@Thomas_mp wrote:
It works perfectly , thank you !!!
Not sure why did not work before...
I have one more question that is the next step in the task I am trying to do.
Once I have the 50 ratios : ratio_n1, ratio_n2... ratio_n50, in 50 different columns, I need to get some statistics of all and of different sub-sets of these observations.
For instance the astandard deviation of the first 10 observations.
stdv(ratio_n1, ratio_n2..... ratio_n10)
A second step, which may be more difficult, is to compute the standard deviation only if there are >= 5 non-missing observations.
Thank you again.
It is very poor planning to use a rule like "standard deviation of the first 10 observations". Reason: data sets get sorted all the time and the output of some procedures may reorder the data in some fashion.

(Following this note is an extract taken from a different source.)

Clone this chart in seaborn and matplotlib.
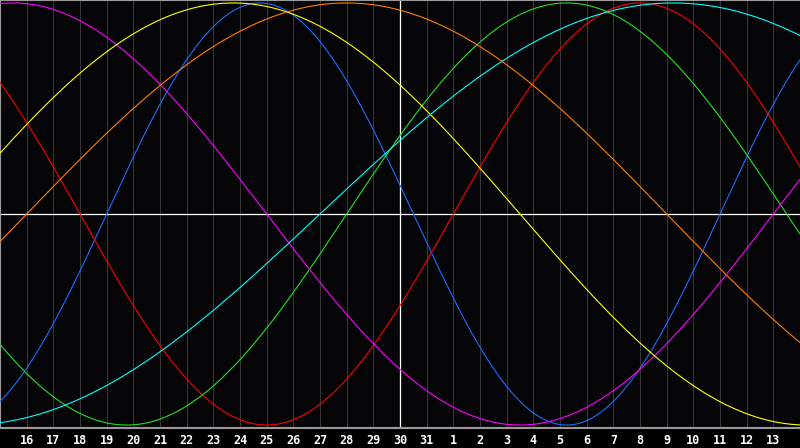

If the rule does not involve the value of one or more variables such as "idvar is value 3" or "idvar in the range 2 to 5 and timevar < 25" then the programming is going to be obnoxious at best and fragile, hard to maintain, hard to understand and possibly just plain wrong in an unobvious manner at worst. Proc means, summary, tabulate and report can do standard deviations and other statistics.

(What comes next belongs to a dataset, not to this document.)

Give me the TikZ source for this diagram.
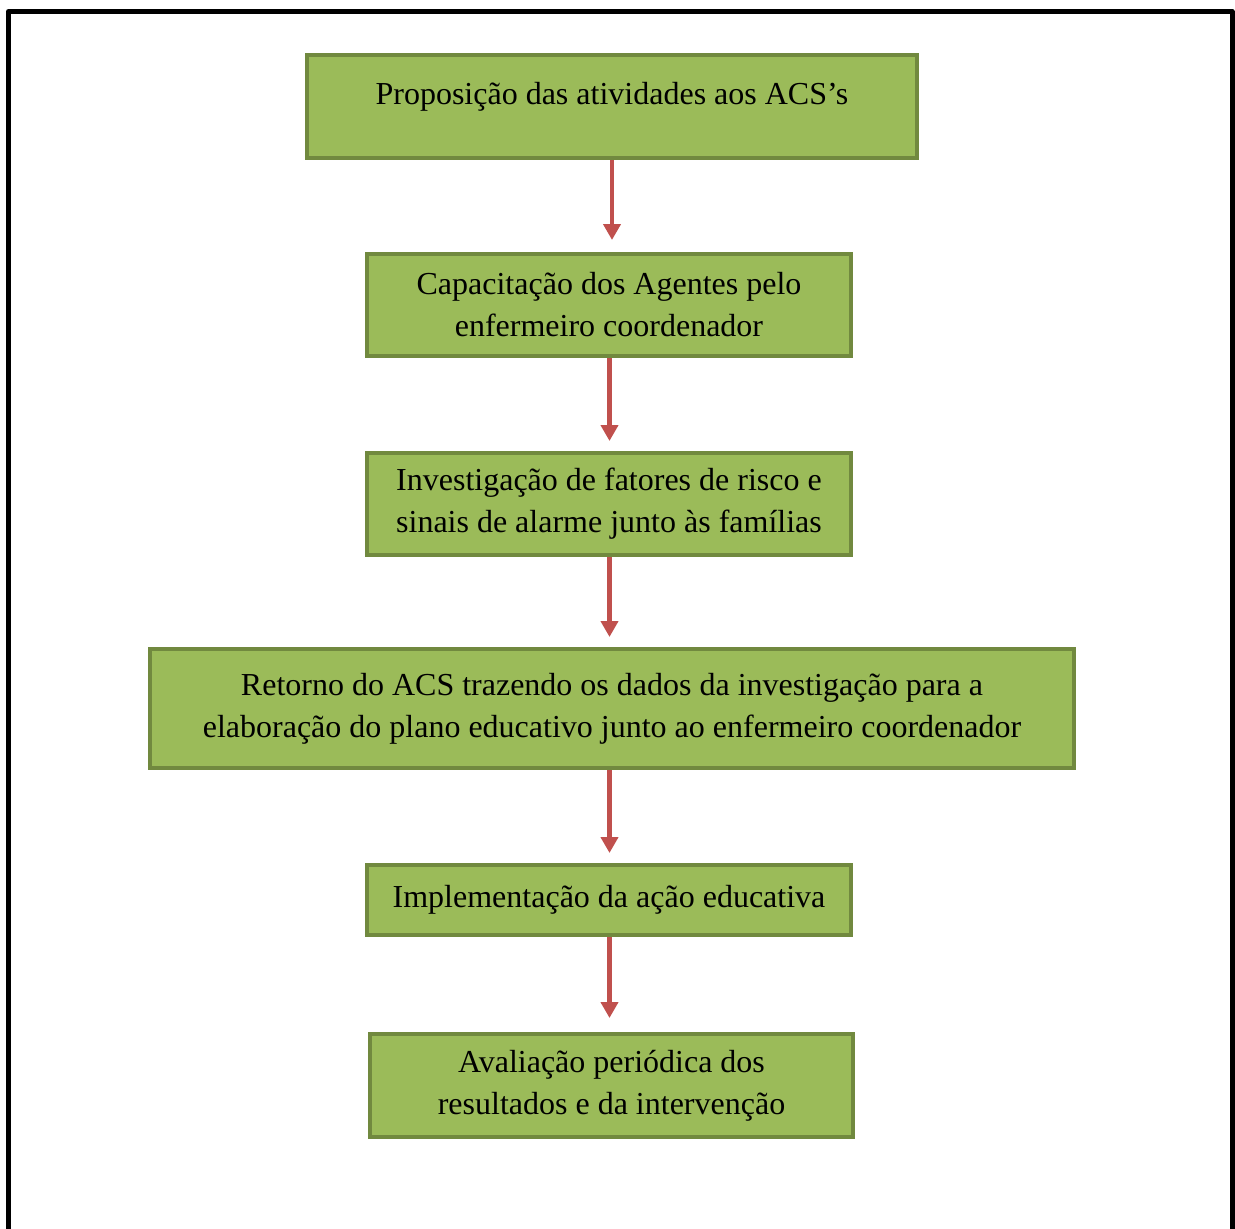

From your original post: I have 50 columns of the “measure” (roa) in different years: As @RW9 mentioned you might be better to have that actual YEAR value then that could be used as one of the groups. In fact if your groups are all based on that original year it may well be that this whole exercise could likely be cleaned up by maintaining year and grouping by year values.
As far as your requirement to calculate when there are 5 or more nonmissing values when you use Proc Means or summary you 1) request an associated N statistic and 2) filter or set to missing based on the value of that n.